Imagine you're in a courtroom, and an expert witness is about to take the stand. Their testimony could be crucial, shaping the entire outcome of the case. But how do we ensure that what they say is reliable, scientifically sound, and truly helpful to the judge or jury? This is where the legal standards for admitting expert testimony come into play, and two names you'll often hear are Frye and Daubert.
At their heart, both Frye and Daubert are about admissibility – essentially, what kind of scientific or technical evidence is allowed into court. But they approach this question from quite different angles, and understanding these differences is key to appreciating the nuances of our legal system.
The Frye Standard: The "General Acceptance" Rule
Think of the Frye standard, established way back in 1923, as a bit of a gatekeeper that relies heavily on the scientific community itself. The core idea here is "general acceptance." If a scientific principle or method is widely accepted within the relevant scientific field, then it's generally considered admissible in court. It’s like saying, "If the experts in that field generally agree this works, we'll let it in."
Practically, this means that once a method or theory gains general acceptance, it often stays that way for future cases. The court doesn't have to re-evaluate its scientific validity every single time. It's a more straightforward, perhaps even a bit of a "bright-line" rule. The upside? It can offer clarity and consistency. The downside? It can sometimes exclude novel scientific advancements that haven't yet achieved widespread recognition, even if they are sound.
The Daubert Standard: The Judge as Gatekeeper
Fast forward to 1993, and the Supreme Court introduced the Daubert standard. This shifted the gatekeeping role from the scientific community to the judge. Under Daubert, judges are tasked with a more active role in evaluating the reliability of scientific evidence. They're not just looking for "general acceptance" anymore; they're encouraged to consider a range of factors.
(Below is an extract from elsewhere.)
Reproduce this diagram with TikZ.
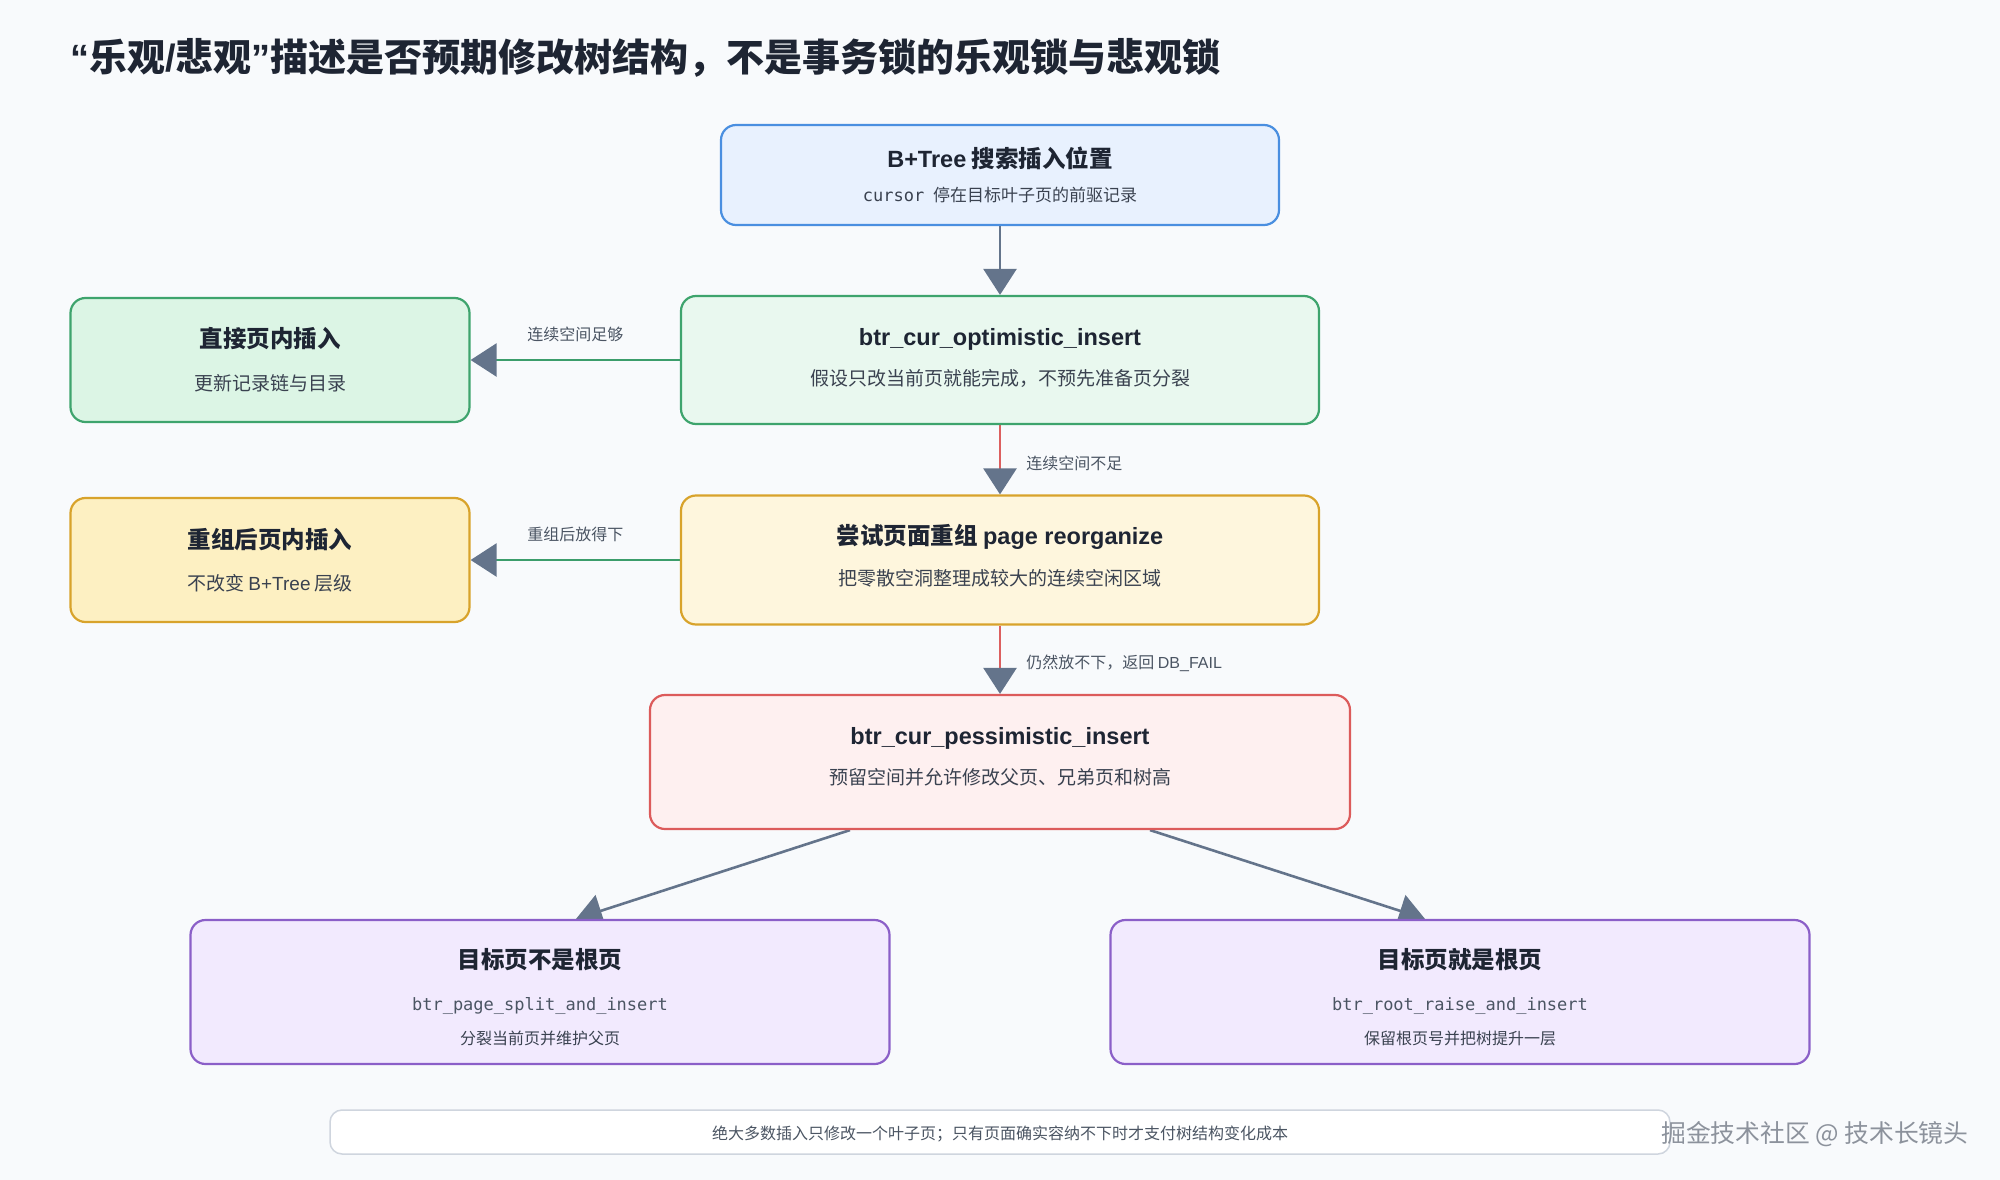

These factors can include whether the scientific technique has been tested, whether it's been subjected to peer review and publication, its known or potential error rate, the existence and maintenance of standards controlling its operation, and whether it's "generally accepted" (yes, that's still a factor, but not the only one).
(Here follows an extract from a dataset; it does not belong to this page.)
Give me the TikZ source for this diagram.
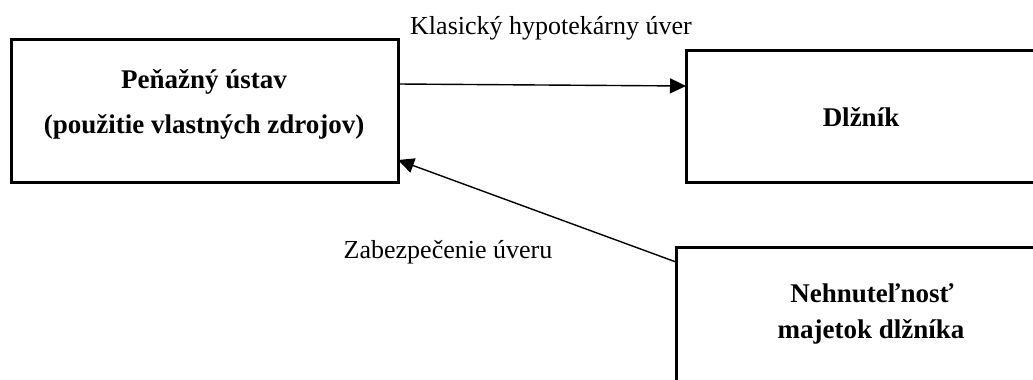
\documentclass[tikz,border=0pt]{standalone}
\usepackage{fontspec}
\setmainfont{Liberation Serif}
\usetikzlibrary{arrows.meta}
\begin{document}
\begin{tikzpicture}[x=0.5pt,y=-0.5pt,
  boxshape/.style={draw=black,line width=1.5pt,fill=none,inner sep=0pt},
  boldtext/.style={font=\fontsize{13.5}{16}\selectfont\bfseries,inner sep=0pt,anchor=center},
  plaintext/.style={font=\fontsize{13}{15.6}\selectfont,inner sep=0pt,anchor=center},
  conn/.style={line width=0.7pt,-{Triangle[length=8pt,width=7.5pt]}}]
\useasboundingbox (0,0) rectangle (1033,380);
\clip (0,0) rectangle (1033,380);
% boxes
\node[boxshape,minimum width=193.5pt,minimum height=71.5pt] (bank) at (204.5,110.5) {};
\node[boxshape,minimum width=175pt,minimum height=66pt] (debtor) at (861,116) {};
\node[boxshape,minimum width=195pt,minimum height=80pt] (estate) at (871,327) {};
% box texts
\node[boldtext] (bankA) at (204,82) {Peňažný ústav};
\node[boldtext] (bankB) at (204,127) {(použitie vlastných zdrojov)};
\node[boldtext] (debtorT) at (861,117) {Dlžník};
\node[boldtext] (estateA) at (872,293) {Nehnuteľnosť};
\node[boldtext] (estateB) at (871,332) {majetok dlžníka};
% connector labels
\node[plaintext] (lblTop) at (551,28) {Klasický hypotekárny úver};
\node[plaintext] (lblBot) at (448,252) {Zabezpečenie úveru};
% connectors
\coordinate (c1) at (398,84);
\coordinate (c2) at (686,86);
\coordinate (c3) at (676,262);
\coordinate (c4) at (398,160);
\draw[conn] (c1) -- (c2);
\draw[conn] (c3) -- (c4);
\end{tikzpicture}
\end{document}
What this means is that Daubert offers more flexibility. A judge can admit evidence that might not yet be "generally accepted" if they find it otherwise reliable, and conversely, they can exclude evidence that uses a scientifically accepted method if the application in a specific case is flawed or produces "bad science." It allows for a more case-by-case evaluation, acknowledging that science is an evolving field.
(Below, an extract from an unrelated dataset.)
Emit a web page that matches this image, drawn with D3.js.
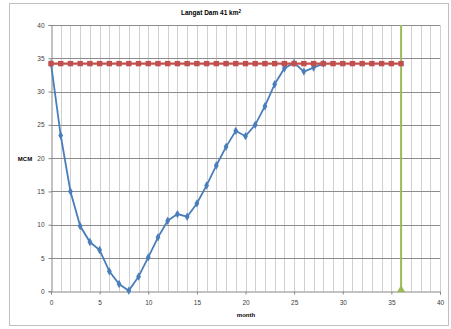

The Federal vs. State Landscape
Now, here's where it gets interesting. Federal courts are all governed by the Daubert standard, as outlined in Federal Rule of Evidence 702. But when you look at the states, it's a patchwork quilt. Some states have fully adopted Daubert, others stick with Frye, and many have developed their own modified versions or apply different standards depending on the circumstances. It's a reminder that while federal law provides a framework, state laws can and do vary significantly.
Ultimately, whether you're dealing with Frye or Daubert, the goal is the same: to ensure that the evidence presented in court is trustworthy and helps the trier of fact reach a just decision. It's a constant balancing act between embracing scientific progress and maintaining the integrity of the legal process.